New Delhi/Washington, DC: In a big relief for New Delhi, the US has announced a 30-day waiver, allowing Indian refiners to purchase Russian oil. This comes at a time when supply of crude from the Gulf nations has been disrupted due to the ongoing crisis in the region.
Nearly 40% of India’s oil imports moved through the Strait of Hormuz that has now been blocked by Iran.
This announcement was made by US treasury secretary Scott Bessent on Friday.
“The Treasury Department’s Office of Foreign Assets Control issued a Russia-related licence “Authorizing the Delivery and Sale of Crude Oil and Petroleum Products of Russian Federation Origin Loaded on Vessels as of March 5, 2026 to India,” the treasury said in a statement.

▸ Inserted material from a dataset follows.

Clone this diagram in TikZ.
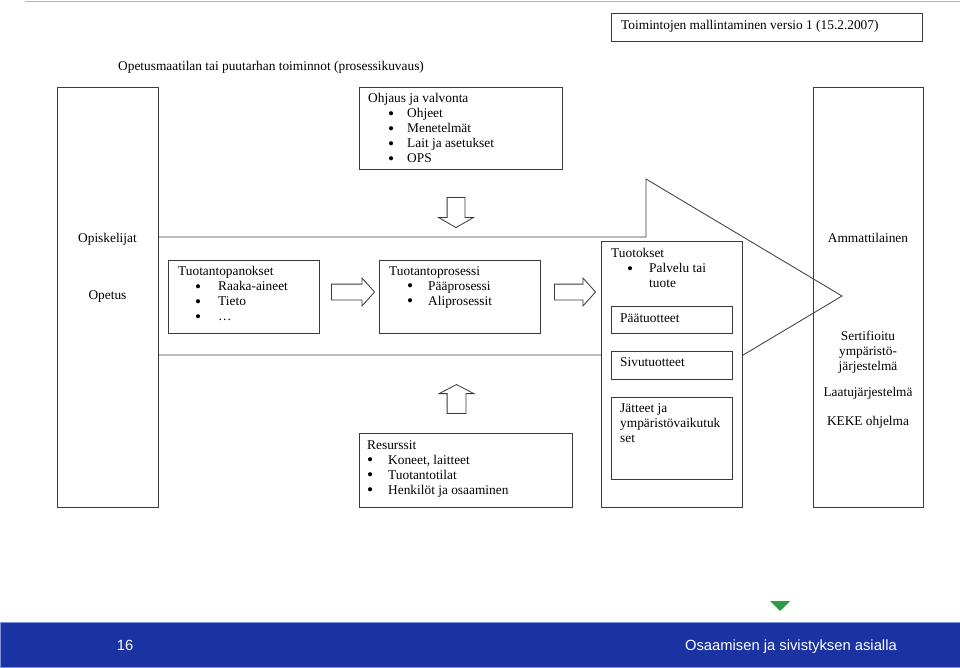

It said the transactions, including from vessels blocked by various sanctions regimes, are authorized through the end of the day on April 3, 2026, as reported by NDTV.
Bessent described India as an “essential partner” of the United States, while highlighting bilateral ties.
“President Trump’s energy agenda has resulted in oil and gas production reaching the highest levels ever recorded. To enable oil to keep flowing into the global market, the Treasury Department is issuing a temporary 30-day waiver to allow Indian refiners to purchase Russian oil. This deliberately short-term measure will not provide significant financial benefit to the Russian government as it only authorizes transactions involving oil already stranded at sea,” he posted on X.
“India is an essential partner of the United States, and we fully anticipate that New Delhi will ramp up purchases of US oil. This stop-gap measure will alleviate pressure caused by Iran’s attempt to take global energy hostage,” Bessent added.
This comes a day after Russia offered oil to India to tide over the crisis. Moscow offered to reroute tankers that are close to Indian waters.
The US had imposed sanctions on Russian oil majors Lukoil and Rosneft last November, in an effort to pressure Moscow over its invasion of Ukraine. With India facing an additional tariff of 25%, its imports of Russian crude fell to about 1.1 million barrels per day in January, the lowest since November 2022. This pushed Moscow’s share of overall oil imports down to 21.2%, industry data showed. The source said the share climbed back to around 30% in February.
Global oil supplies from the Gulf have been hit after Iran struck Saudi Aramco’s Ras Tanura refinery and Iraq’s Rumaila oil field, warning of attacks on tankers moving through the Strait of Hormuz.
The Gulf crisis has shot up oil prices. Brent crude went up to $83.07 per barrel on Friday morning. Despite this hike in global prices, officials in India have ruled out any immediate increase in petrol and diesel prices.